--- Begin ---

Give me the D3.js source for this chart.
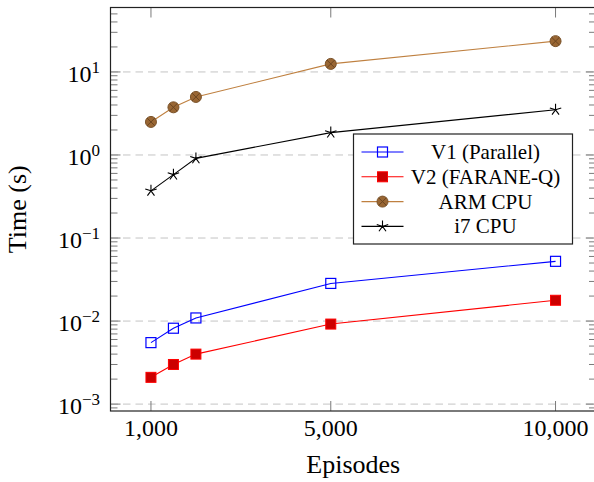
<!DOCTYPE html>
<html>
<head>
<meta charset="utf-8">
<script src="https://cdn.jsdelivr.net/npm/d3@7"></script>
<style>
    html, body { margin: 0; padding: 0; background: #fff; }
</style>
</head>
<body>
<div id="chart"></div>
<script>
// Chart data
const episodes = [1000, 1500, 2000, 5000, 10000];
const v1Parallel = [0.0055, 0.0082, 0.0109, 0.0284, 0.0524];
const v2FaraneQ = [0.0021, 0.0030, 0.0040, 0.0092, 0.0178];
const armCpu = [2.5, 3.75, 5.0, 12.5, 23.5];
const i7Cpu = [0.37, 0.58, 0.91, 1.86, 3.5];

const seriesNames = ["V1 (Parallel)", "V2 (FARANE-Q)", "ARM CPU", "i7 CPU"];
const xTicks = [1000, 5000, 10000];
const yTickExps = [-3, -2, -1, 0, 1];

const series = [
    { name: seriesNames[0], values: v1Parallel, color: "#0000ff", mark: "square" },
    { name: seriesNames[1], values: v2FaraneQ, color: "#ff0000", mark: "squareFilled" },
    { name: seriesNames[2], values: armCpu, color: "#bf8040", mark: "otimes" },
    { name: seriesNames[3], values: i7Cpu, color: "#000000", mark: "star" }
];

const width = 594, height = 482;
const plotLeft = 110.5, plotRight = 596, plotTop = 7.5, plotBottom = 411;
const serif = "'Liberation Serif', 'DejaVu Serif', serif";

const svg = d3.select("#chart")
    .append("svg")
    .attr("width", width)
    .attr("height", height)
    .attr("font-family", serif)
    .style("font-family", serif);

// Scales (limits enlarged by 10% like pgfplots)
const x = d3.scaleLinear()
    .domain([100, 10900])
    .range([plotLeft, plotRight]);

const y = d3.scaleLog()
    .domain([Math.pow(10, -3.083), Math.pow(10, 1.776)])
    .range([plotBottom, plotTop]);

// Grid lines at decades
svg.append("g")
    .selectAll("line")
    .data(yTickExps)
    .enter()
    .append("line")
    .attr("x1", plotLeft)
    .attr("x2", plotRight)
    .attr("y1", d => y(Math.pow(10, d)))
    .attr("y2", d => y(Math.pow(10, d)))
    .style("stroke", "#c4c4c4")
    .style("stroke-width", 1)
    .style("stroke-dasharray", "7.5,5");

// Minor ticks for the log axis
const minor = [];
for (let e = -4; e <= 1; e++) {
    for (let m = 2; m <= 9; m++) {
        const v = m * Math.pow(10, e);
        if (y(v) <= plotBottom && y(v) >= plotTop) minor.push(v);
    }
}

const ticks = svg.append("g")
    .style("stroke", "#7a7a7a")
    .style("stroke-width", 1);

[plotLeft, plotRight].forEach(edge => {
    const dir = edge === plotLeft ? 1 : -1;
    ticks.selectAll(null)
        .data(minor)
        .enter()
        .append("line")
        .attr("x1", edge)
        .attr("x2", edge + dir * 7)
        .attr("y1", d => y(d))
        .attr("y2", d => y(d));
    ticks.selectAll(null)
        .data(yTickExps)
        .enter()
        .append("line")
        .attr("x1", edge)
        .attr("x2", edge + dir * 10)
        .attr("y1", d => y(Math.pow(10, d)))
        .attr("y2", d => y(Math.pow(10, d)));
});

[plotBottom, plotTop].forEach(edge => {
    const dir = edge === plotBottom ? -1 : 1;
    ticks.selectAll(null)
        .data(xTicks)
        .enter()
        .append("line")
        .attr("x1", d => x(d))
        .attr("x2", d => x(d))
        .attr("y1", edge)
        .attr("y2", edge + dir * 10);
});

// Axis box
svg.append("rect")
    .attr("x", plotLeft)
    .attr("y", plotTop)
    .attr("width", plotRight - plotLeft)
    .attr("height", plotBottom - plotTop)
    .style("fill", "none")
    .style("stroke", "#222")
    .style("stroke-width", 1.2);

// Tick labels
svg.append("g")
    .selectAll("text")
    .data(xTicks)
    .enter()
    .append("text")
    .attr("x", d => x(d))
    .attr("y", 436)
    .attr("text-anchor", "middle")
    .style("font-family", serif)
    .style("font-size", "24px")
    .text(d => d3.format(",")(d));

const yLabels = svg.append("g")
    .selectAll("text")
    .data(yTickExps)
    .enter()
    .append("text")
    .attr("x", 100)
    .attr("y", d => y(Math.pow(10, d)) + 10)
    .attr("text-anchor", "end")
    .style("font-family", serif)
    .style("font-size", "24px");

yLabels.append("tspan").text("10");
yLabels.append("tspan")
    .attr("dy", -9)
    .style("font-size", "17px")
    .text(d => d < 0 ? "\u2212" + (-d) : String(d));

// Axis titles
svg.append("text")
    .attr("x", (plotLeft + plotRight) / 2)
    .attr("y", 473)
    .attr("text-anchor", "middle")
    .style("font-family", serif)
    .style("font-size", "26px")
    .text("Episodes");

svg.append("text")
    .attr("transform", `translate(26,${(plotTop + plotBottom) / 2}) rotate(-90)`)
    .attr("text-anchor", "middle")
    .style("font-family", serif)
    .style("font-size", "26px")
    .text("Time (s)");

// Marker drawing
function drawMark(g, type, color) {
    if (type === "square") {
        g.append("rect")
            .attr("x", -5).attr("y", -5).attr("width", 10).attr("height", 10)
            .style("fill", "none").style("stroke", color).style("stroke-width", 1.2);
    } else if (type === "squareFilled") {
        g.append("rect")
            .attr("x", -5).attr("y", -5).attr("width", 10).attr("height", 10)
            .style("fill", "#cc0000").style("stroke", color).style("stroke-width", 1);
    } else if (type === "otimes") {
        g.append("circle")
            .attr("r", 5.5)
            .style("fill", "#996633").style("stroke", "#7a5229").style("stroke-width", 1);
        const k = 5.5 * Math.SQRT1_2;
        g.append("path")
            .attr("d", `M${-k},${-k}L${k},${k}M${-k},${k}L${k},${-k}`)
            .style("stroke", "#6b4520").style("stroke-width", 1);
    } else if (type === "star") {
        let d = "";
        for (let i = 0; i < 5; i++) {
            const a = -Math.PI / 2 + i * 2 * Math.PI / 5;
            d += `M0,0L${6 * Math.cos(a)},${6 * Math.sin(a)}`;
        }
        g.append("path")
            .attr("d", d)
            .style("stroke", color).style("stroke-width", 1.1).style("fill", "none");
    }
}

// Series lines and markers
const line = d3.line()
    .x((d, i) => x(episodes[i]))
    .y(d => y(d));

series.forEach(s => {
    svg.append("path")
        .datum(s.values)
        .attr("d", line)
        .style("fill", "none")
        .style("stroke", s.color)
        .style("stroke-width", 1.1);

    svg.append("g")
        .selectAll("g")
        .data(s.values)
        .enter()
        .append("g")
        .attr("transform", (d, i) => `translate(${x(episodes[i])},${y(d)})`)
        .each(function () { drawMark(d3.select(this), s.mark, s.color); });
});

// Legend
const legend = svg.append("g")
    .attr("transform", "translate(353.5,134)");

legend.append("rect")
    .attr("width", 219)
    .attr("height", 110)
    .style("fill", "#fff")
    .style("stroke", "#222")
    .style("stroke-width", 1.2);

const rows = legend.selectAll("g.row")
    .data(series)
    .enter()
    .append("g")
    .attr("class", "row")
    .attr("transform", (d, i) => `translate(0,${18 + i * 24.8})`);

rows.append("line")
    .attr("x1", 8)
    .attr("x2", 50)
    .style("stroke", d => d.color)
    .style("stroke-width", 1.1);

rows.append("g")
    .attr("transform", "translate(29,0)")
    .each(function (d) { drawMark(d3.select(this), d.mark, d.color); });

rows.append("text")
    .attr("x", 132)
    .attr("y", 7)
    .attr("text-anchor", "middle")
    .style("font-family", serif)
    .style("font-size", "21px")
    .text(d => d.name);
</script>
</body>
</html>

--- End ---

INSTRUCTION:
Exactly as written, return every line of the listing, but not the pictures.

THE RESPONSE:
Give me the D3.js source for this chart.
<!DOCTYPE html>
<html>
<head>
<meta charset="utf-8">
<script src="https://cdn.jsdelivr.net/npm/d3@7"></script>
<style>
    html, body { margin: 0; padding: 0; background: #fff; }
</style>
</head>
<body>
<div id="chart"></div>
<script>
// Chart data
const episodes = [1000, 1500, 2000, 5000, 10000];
const v1Parallel = [0.0055, 0.0082, 0.0109, 0.0284, 0.0524];
const v2FaraneQ = [0.0021, 0.0030, 0.0040, 0.0092, 0.0178];
const armCpu = [2.5, 3.75, 5.0, 12.5, 23.5];
const i7Cpu = [0.37, 0.58, 0.91, 1.86, 3.5];

const seriesNames = ["V1 (Parallel)", "V2 (FARANE-Q)", "ARM CPU", "i7 CPU"];
const xTicks = [1000, 5000, 10000];
const yTickExps = [-3, -2, -1, 0, 1];

const series = [
    { name: seriesNames[0], values: v1Parallel, color: "#0000ff", mark: "square" },
    { name: seriesNames[1], values: v2FaraneQ, color: "#ff0000", mark: "squareFilled" },
    { name: seriesNames[2], values: armCpu, color: "#bf8040", mark: "otimes" },
    { name: seriesNames[3], values: i7Cpu, color: "#000000", mark: "star" }
];

const width = 594, height = 482;
const plotLeft = 110.5, plotRight = 596, plotTop = 7.5, plotBottom = 411;
const serif = "'Liberation Serif', 'DejaVu Serif', serif";

const svg = d3.select("#chart")
    .append("svg")
    .attr("width", width)
    .attr("height", height)
    .attr("font-family", serif)
    .style("font-family", serif);

// Scales (limits enlarged by 10% like pgfplots)
const x = d3.scaleLinear()
    .domain([100, 10900])
    .range([plotLeft, plotRight]);

const y = d3.scaleLog()
    .domain([Math.pow(10, -3.083), Math.pow(10, 1.776)])
    .range([plotBottom, plotTop]);

// Grid lines at decades
svg.append("g")
    .selectAll("line")
    .data(yTickExps)
    .enter()
    .append("line")
    .attr("x1", plotLeft)
    .attr("x2", plotRight)
    .attr("y1", d => y(Math.pow(10, d)))
    .attr("y2", d => y(Math.pow(10, d)))
    .style("stroke", "#c4c4c4")
    .style("stroke-width", 1)
    .style("stroke-dasharray", "7.5,5");

// Minor ticks for the log axis
const minor = [];
for (let e = -4; e <= 1; e++) {
    for (let m = 2; m <= 9; m++) {
        const v = m * Math.pow(10, e);
        if (y(v) <= plotBottom && y(v) >= plotTop) minor.push(v);
    }
}

const ticks = svg.append("g")
    .style("stroke", "#7a7a7a")
    .style("stroke-width", 1);

[plotLeft, plotRight].forEach(edge => {
    const dir = edge === plotLeft ? 1 : -1;
    ticks.selectAll(null)
        .data(minor)
        .enter()
        .append("line")
        .attr("x1", edge)
        .attr("x2", edge + dir * 7)
        .attr("y1", d => y(d))
        .attr("y2", d => y(d));
    ticks.selectAll(null)
        .data(yTickExps)
        .enter()
        .append("line")
        .attr("x1", edge)
        .attr("x2", edge + dir * 10)
        .attr("y1", d => y(Math.pow(10, d)))
        .attr("y2", d => y(Math.pow(10, d)));
});

[plotBottom, plotTop].forEach(edge => {
    const dir = edge === plotBottom ? -1 : 1;
    ticks.selectAll(null)
        .data(xTicks)
        .enter()
        .append("line")
        .attr("x1", d => x(d))
        .attr("x2", d => x(d))
        .attr("y1", edge)
        .attr("y2", edge + dir * 10);
});

// Axis box
svg.append("rect")
    .attr("x", plotLeft)
    .attr("y", plotTop)
    .attr("width", plotRight - plotLeft)
    .attr("height", plotBottom - plotTop)
    .style("fill", "none")
    .style("stroke", "#222")
    .style("stroke-width", 1.2);

// Tick labels
svg.append("g")
    .selectAll("text")
    .data(xTicks)
    .enter()
    .append("text")
    .attr("x", d => x(d))
    .attr("y", 436)
    .attr("text-anchor", "middle")
    .style("font-family", serif)
    .style("font-size", "24px")
    .text(d => d3.format(",")(d));

const yLabels = svg.append("g")
    .selectAll("text")
    .data(yTickExps)
    .enter()
    .append("text")
    .attr("x", 100)
    .attr("y", d => y(Math.pow(10, d)) + 10)
    .attr("text-anchor", "end")
    .style("font-family", serif)
    .style("font-size", "24px");

yLabels.append("tspan").text("10");
yLabels.append("tspan")
    .attr("dy", -9)
    .style("font-size", "17px")
    .text(d => d < 0 ? "\u2212" + (-d) : String(d));

// Axis titles
svg.append("text")
    .attr("x", (plotLeft + plotRight) / 2)
    .attr("y", 473)
    .attr("text-anchor", "middle")
    .style("font-family", serif)
    .style("font-size", "26px")
    .text("Episodes");

svg.append("text")
    .attr("transform", `translate(26,${(plotTop + plotBottom) / 2}) rotate(-90)`)
    .attr("text-anchor", "middle")
    .style("font-family", serif)
    .style("font-size", "26px")
    .text("Time (s)");

// Marker drawing
function drawMark(g, type, color) {
    if (type === "square") {
        g.append("rect")
            .attr("x", -5).attr("y", -5).attr("width", 10).attr("height", 10)
            .style("fill", "none").style("stroke", color).style("stroke-width", 1.2);
    } else if (type === "squareFilled") {
        g.append("rect")
            .attr("x", -5).attr("y", -5).attr("width", 10).attr("height", 10)
            .style("fill", "#cc0000").style("stroke", color).style("stroke-width", 1);
    } else if (type === "otimes") {
        g.append("circle")
            .attr("r", 5.5)
            .style("fill", "#996633").style("stroke", "#7a5229").style("stroke-width", 1);
        const k = 5.5 * Math.SQRT1_2;
        g.append("path")
            .attr("d", `M${-k},${-k}L${k},${k}M${-k},${k}L${k},${-k}`)
            .style("stroke", "#6b4520").style("stroke-width", 1);
    } else if (type === "star") {
        let d = "";
        for (let i = 0; i < 5; i++) {
            const a = -Math.PI / 2 + i * 2 * Math.PI / 5;
            d += `M0,0L${6 * Math.cos(a)},${6 * Math.sin(a)}`;
        }
        g.append("path")
            .attr("d", d)
            .style("stroke", color).style("stroke-width", 1.1).style("fill", "none");
    }
}

// Series lines and markers
const line = d3.line()
    .x((d, i) => x(episodes[i]))
    .y(d => y(d));

series.forEach(s => {
    svg.append("path")
        .datum(s.values)
        .attr("d", line)
        .style("fill", "none")
        .style("stroke", s.color)
        .style("stroke-width", 1.1);

    svg.append("g")
        .selectAll("g")
        .data(s.values)
        .enter()
        .append("g")
        .attr("transform", (d, i) => `translate(${x(episodes[i])},${y(d)})`)
        .each(function () { drawMark(d3.select(this), s.mark, s.color); });
});

// Legend
const legend = svg.append("g")
    .attr("transform", "translate(353.5,134)");

legend.append("rect")
    .attr("width", 219)
    .attr("height", 110)
    .style("fill", "#fff")
    .style("stroke", "#222")
    .style("stroke-width", 1.2);

const rows = legend.selectAll("g.row")
    .data(series)
    .enter()
    .append("g")
    .attr("class", "row")
    .attr("transform", (d, i) => `translate(0,${18 + i * 24.8})`);

rows.append("line")
    .attr("x1", 8)
    .attr("x2", 50)
    .style("stroke", d => d.color)
    .style("stroke-width", 1.1);

rows.append("g")
    .attr("transform", "translate(29,0)")
    .each(function (d) { drawMark(d3.select(this), d.mark, d.color); });

rows.append("text")
    .attr("x", 132)
    .attr("y", 7)
    .attr("text-anchor", "middle")
    .style("font-family", serif)
    .style("font-size", "21px")
    .text(d => d.name);
</script>
</body>
</html>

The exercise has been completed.